Feeling suffocated by her quirky husband who does not welcome change or anything interesting really, she finds a friend in the obviously lesbian cowboy, a girl she knew from high school. As they meet again and again, however, the main character never makes a change, she stays in her dull life, with her complicated husband, and remains miserable hiding secrets. In the end, when she leaves her husband, she takes her daughter (unborn at the beginning of the play), who is now about 6 years old, and they go to the farm to be with the cowboy. But in this scene, as in any other scene of the play, the two women do not even share a kiss.
It comes off as fear of really defining what is happening, softening the blow that the married woman with the baby could be interested in the cowboy dyke. The disappointing part of the play is not that the story is left open, it is that throughout the entire performance it is treated very softly and timidly, when really the relationship between the two women is the main point of the storyline. When the mother and child leave the man, they run to the farm, but it seems much more like an escape from their reality and boredom, an excuse to leave, than a real emotional attraction between the two women. This leaves the cowboy appearing used and weak, and the other woman seeming fake and afraid.

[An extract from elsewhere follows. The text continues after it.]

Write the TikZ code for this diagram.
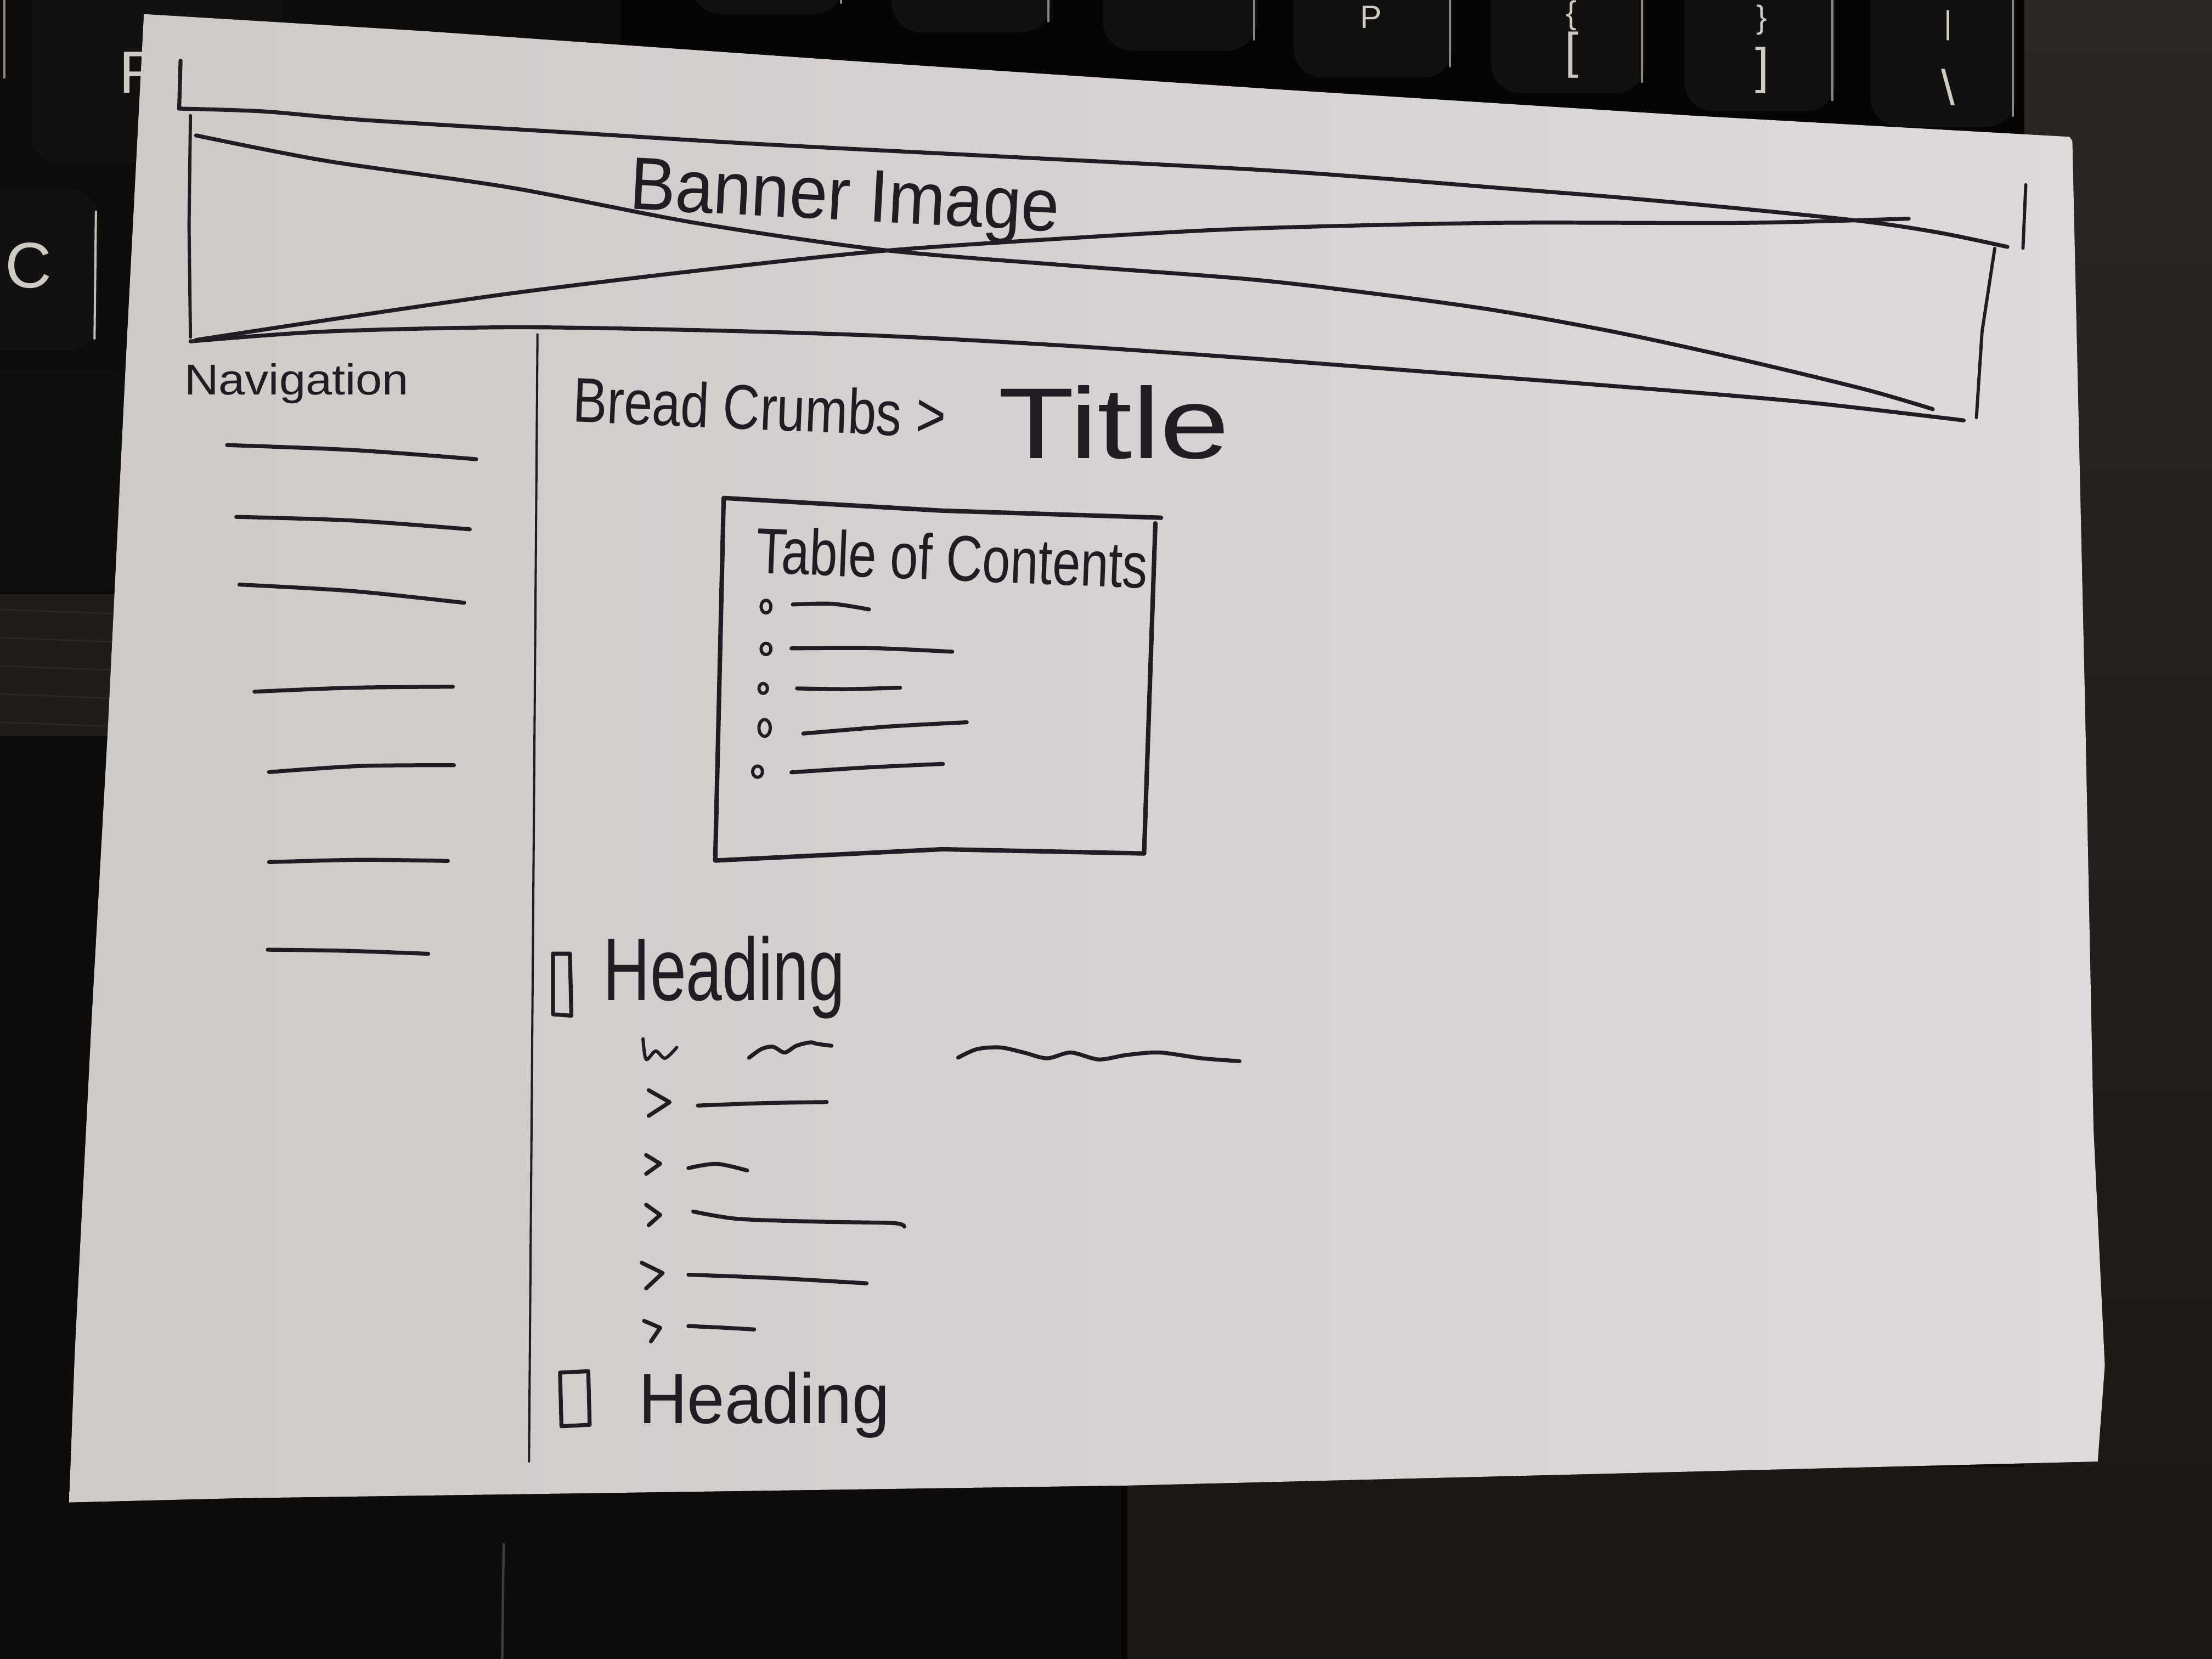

We spectators came away feeling cheated from a story that could have been more realistic. The play itself was written in a dramatic and off-kilter way, and that, as a style, is alright. What offends is the way in which the playwright fails to complete the story, and leaves the questions of relationship norms and fear as if the path of homosexuality should be feared. The story felt strained and the characters lost. I only wished for more of a push to realize the internal struggle of the characters with a bit more finesse.
The Gambit’s Tyler Gillespie sums it up like this, “While a couple of storylines distract from the narrative, strong acting drives this production into rich and satisfying territory.” I would take this further and state that the distractions in the storyline are vague notes driving toward the real imagery desired, but letting these points fall flat in the end with an incomplete connection. Just having a lesbian in the story does not make it a true depiction of real life. And showing the storyline in a weak manner only takes way from this progressive storyline.